● Written problem: Copy exactly, please, the lines of the data from its start through the line containing "const partialYear = 1997;".

● Given material:
------------

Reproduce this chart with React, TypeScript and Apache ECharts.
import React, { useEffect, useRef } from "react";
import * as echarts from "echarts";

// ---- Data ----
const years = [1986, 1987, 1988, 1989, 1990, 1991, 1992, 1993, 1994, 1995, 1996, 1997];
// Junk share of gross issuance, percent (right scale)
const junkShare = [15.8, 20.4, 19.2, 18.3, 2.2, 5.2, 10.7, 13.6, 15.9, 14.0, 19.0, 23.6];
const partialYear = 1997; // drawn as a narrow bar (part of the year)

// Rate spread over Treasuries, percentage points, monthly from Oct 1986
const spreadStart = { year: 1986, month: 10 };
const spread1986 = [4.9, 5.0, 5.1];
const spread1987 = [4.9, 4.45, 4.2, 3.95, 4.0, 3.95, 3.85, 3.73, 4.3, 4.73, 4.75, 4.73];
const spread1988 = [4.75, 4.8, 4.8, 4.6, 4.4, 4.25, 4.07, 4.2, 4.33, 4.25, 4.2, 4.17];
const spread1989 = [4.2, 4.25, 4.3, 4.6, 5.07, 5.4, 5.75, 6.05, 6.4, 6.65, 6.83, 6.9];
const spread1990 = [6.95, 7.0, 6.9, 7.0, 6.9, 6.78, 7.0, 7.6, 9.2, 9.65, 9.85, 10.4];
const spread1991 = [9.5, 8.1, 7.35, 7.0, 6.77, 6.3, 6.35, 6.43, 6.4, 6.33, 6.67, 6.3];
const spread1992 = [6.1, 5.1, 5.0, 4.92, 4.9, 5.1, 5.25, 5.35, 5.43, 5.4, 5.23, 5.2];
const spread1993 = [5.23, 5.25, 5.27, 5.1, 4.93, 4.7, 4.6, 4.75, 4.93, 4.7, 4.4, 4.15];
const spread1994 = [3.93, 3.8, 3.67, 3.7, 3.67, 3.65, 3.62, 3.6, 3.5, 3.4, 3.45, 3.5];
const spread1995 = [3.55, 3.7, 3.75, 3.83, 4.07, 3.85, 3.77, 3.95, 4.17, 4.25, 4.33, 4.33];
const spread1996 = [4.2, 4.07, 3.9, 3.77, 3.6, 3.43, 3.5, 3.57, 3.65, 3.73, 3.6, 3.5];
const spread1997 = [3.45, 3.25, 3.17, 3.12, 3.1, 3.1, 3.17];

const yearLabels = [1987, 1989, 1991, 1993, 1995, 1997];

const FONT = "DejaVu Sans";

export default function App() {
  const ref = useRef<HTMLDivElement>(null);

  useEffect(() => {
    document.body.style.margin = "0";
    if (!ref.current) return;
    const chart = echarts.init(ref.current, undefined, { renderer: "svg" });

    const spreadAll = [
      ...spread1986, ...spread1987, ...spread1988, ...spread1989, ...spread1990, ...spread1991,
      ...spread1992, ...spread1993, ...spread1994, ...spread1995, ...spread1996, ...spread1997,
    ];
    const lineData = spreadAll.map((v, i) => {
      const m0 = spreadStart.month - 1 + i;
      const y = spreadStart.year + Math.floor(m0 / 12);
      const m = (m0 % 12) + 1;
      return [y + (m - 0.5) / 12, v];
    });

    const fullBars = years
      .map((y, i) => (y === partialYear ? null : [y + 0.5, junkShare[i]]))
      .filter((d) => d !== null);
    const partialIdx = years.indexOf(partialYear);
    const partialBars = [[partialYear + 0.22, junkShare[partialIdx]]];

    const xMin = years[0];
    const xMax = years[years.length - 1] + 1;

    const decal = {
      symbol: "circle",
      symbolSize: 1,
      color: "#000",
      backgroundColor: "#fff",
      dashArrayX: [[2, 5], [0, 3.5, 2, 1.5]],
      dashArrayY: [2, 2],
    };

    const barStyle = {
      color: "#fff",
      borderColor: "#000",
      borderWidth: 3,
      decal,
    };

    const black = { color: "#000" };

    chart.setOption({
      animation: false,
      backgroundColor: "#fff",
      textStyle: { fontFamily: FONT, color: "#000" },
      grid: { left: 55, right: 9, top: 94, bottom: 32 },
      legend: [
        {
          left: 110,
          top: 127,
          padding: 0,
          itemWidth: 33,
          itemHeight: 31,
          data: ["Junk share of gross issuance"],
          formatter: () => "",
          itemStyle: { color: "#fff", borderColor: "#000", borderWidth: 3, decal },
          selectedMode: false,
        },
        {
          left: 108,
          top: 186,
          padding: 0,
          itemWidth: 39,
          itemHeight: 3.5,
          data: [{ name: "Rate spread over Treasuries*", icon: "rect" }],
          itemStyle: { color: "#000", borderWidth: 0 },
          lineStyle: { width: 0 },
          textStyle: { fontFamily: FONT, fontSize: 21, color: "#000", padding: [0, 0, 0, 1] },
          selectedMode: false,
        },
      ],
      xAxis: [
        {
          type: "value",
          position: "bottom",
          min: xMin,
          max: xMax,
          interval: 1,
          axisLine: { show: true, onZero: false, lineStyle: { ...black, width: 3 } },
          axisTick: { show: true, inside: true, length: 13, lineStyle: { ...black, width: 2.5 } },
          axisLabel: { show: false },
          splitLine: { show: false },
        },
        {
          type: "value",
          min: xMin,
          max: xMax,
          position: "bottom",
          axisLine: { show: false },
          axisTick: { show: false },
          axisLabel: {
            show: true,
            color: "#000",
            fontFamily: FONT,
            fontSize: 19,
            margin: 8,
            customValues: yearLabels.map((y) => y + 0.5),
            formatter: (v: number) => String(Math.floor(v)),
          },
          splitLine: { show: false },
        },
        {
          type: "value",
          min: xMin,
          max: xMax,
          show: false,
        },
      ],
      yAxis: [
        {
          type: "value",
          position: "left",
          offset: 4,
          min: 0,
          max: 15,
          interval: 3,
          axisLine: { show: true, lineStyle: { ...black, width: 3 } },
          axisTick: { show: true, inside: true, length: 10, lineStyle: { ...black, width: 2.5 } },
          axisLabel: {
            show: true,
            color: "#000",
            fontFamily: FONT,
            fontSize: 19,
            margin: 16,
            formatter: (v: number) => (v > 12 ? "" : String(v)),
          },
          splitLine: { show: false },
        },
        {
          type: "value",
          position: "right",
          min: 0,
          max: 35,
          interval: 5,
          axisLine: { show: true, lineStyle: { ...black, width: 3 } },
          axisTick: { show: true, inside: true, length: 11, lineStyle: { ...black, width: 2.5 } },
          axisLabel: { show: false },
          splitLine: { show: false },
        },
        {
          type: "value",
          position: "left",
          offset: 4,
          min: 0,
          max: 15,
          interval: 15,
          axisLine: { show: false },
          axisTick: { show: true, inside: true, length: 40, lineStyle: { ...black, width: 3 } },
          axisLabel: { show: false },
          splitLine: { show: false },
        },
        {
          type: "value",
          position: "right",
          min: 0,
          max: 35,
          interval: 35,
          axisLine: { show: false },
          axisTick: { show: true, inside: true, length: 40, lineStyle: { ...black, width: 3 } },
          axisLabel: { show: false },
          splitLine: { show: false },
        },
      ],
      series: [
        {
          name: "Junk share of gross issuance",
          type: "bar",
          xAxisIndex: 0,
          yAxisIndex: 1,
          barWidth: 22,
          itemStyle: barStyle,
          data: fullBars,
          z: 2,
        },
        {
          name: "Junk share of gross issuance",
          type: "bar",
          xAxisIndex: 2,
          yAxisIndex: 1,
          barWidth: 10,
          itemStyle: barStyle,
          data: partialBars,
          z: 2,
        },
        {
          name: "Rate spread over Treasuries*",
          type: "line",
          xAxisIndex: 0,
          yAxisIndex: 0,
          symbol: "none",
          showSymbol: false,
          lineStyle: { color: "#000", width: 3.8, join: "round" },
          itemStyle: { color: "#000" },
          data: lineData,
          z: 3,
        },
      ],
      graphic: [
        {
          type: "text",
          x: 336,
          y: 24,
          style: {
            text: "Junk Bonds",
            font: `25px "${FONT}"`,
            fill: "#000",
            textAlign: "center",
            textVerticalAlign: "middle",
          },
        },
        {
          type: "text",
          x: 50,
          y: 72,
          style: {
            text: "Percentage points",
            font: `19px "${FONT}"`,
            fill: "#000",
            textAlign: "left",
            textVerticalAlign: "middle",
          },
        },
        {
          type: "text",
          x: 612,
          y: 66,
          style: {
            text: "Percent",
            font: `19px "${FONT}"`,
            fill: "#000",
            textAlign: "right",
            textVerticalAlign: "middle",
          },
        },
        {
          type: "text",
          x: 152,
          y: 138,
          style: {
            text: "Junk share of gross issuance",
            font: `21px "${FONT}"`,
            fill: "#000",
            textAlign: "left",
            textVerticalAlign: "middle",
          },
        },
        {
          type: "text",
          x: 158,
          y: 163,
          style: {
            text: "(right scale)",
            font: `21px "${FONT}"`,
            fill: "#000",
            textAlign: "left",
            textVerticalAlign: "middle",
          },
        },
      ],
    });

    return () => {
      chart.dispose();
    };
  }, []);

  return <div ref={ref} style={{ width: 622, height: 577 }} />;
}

------------

● Output of the task:
Reproduce this chart with React, TypeScript and Apache ECharts.
import React, { useEffect, useRef } from "react";
import * as echarts from "echarts";

// ---- Data ----
const years = [1986, 1987, 1988, 1989, 1990, 1991, 1992, 1993, 1994, 1995, 1996, 1997];
// Junk share of gross issuance, percent (right scale)
const junkShare = [15.8, 20.4, 19.2, 18.3, 2.2, 5.2, 10.7, 13.6, 15.9, 14.0, 19.0, 23.6];
const partialYear = 1997; // drawn as a narrow bar (part of the year)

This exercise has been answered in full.